"Don't Let's Start" is the 6th episode of the eleventh season of the American television medical drama Grey's Anatomy, and is the 226th episode overall. It aired on October 30, 2014 on ABC in the United States. The episode was written by Austin Guzman and directed by Rob Greenlea. On its initial airing, it was watched by 8.08 million viewers. The episode received positive reviews from critics. The episode's title is a reference to the song with the same name by They Might Be Giants.

Plot

Reception

Broadcast
The episode aired on October 30, 2014 on American Broadcasting Company (ABC) in the United States. On its initial release the episode was watched by 8.08 million viewers and garnered a 2.4/7 Nielsen ratings and ranked no. 13 in 18-49 key demographic and was the 5th most watched drama.

Reviews

The episode was well received by the television critics.
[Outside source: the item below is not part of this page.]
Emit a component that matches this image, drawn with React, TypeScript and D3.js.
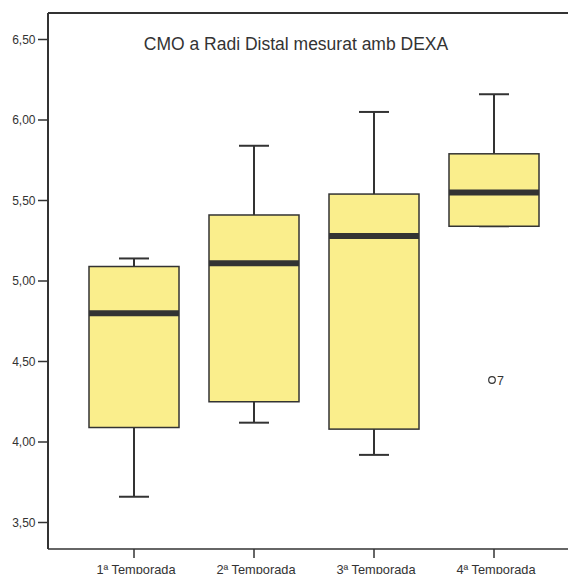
import React from "react";
import * as d3 from "d3";

const categories = ["1ª Temporada", "2ª Temporada", "3ª Temporada", "4ª Temporada"];
const whiskerLow = [3.66, 4.12, 3.92, 5.34];
const q1 = [4.09, 4.25, 4.08, 5.34];
const median = [4.80, 5.11, 5.28, 5.55];
const q3 = [5.09, 5.41, 5.54, 5.79];
const whiskerHigh = [5.14, 5.84, 6.05, 6.16];
const outliers = [{ cat: 3, value: 4.385, label: "7" }];
const yTicks = [3.5, 4.0, 4.5, 5.0, 5.5, 6.0, 6.5];

const W = 568;
const H = 574;
const frame = { left: 48, top: 13, bottom: 549, right: 580 };
const ink = "#333333";
const fill = "#faee8c";

export default function App() {
  const y = d3.scaleLinear().domain([4, 6.5]).range([442, 39.5]);
  const x = d3.scaleBand<string>().domain(categories).range([74, 554]);
  const boxW = 90;
  const capW = 30;
  const fmt = (v: number) => d3.format(".2f")(v).replace(".", ",");
  const font = "'Liberation Sans', Arial, sans-serif";

  return (
    <svg width={W} height={H} style={{ position: "absolute", left: 0, top: 0 }} fontFamily={font}>
      <rect x={0} y={0} width={W} height={H} fill="#fff" />
      {/* frame */}
      <line x1={frame.left} x2={frame.right} y1={frame.top} y2={frame.top} stroke={ink} strokeWidth={2} />
      <line x1={frame.left} x2={frame.left} y1={frame.top} y2={frame.bottom} stroke={ink} strokeWidth={2} />
      <line x1={frame.left} x2={frame.right} y1={frame.bottom} y2={frame.bottom} stroke={ink} strokeWidth={1.5} />

      {/* y axis */}
      {yTicks.map((t) => (
        <g key={t}>
          <line x1={38} x2={frame.left} y1={y(t)} y2={y(t)} stroke={ink} strokeWidth={1.5} />
          <text x={35.5} y={y(t) + 4.2} textAnchor="end" fontSize={12} fill={ink}>
            {fmt(t)}
          </text>
        </g>
      ))}

      {/* x axis */}
      {categories.map((c) => {
        const cx = (x(c) as number) + x.bandwidth() / 2;
        return (
          <g key={c}>
            <line x1={cx} x2={cx} y1={frame.bottom} y2={frame.bottom + 9} stroke={ink} strokeWidth={1.5} />
            <text x={cx + 2} y={573.5} textAnchor="middle" fontSize={12.8} fill={ink}>
              {c}
            </text>
          </g>
        );
      })}

      {/* boxes */}
      {categories.map((c, i) => {
        const cx = (x(c) as number) + x.bandwidth() / 2;
        return (
          <g key={c}>
            <line x1={cx} x2={cx} y1={y(whiskerHigh[i])} y2={y(q3[i])} stroke={ink} strokeWidth={2} />
            <line x1={cx} x2={cx} y1={y(q1[i])} y2={y(whiskerLow[i])} stroke={ink} strokeWidth={2} />
            <line x1={cx - capW / 2} x2={cx + capW / 2} y1={y(whiskerHigh[i])} y2={y(whiskerHigh[i])} stroke={ink} strokeWidth={2} />
            <line x1={cx - capW / 2} x2={cx + capW / 2} y1={y(whiskerLow[i])} y2={y(whiskerLow[i])} stroke={ink} strokeWidth={2} />
            <rect
              x={cx - boxW / 2}
              y={y(q3[i])}
              width={boxW}
              height={y(q1[i]) - y(q3[i])}
              fill={fill}
              stroke={ink}
              strokeWidth={1.5}
            />
            <line x1={cx - boxW / 2} x2={cx + boxW / 2} y1={y(median[i])} y2={y(median[i])} stroke={ink} strokeWidth={6} />
          </g>
        );
      })}

      {/* outliers */}
      {outliers.map((o) => {
        const cx = (x(categories[o.cat]) as number) + x.bandwidth() / 2 - 2;
        return (
          <g key={o.label}>
            <circle cx={cx} cy={y(o.value)} r={3.3} fill="none" stroke={ink} strokeWidth={1.2} />
            <text x={cx + 5} y={y(o.value) + 4.5} fontSize={12.5} fill={ink}>
              {o.label}
            </text>
          </g>
        );
      })}

      <text x={296} y={49.5} textAnchor="middle" fontSize={17.5} fill={ink}>
        CMO a Radi Distal mesurat amb DEXA
      </text>
    </svg>
  );
}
Spoilertv wrote, "Season 11 so far has been strong – stronger, even, than season 10 and certainly season 9." The TV Addict also praised the episode, Oh, how I’ve missed you GREY’S, how I’ve missed you.   After a week of absence this week’s episode was a biggie."

Entertainment Weekly gave a positive review stating, "This week, there were many elements being juggled, which made for a fine hour, though it wasn’t anything particularly special for the show that has proven before that it knows how to handle its ensemble. By separating everyone out somewhat distinctly, the episode didn’t flow as well as it could have. But like I said, it was perfectly fine." and added, "the episode had its moments: The Jackson-April story played well, and I can’t tell you how happy I am that Meredith and Derek are finally smiling at each other/”showering” together. Also, Jo and Alex are great. If only everything ran together a bit more smoothly, I'd have no complaints."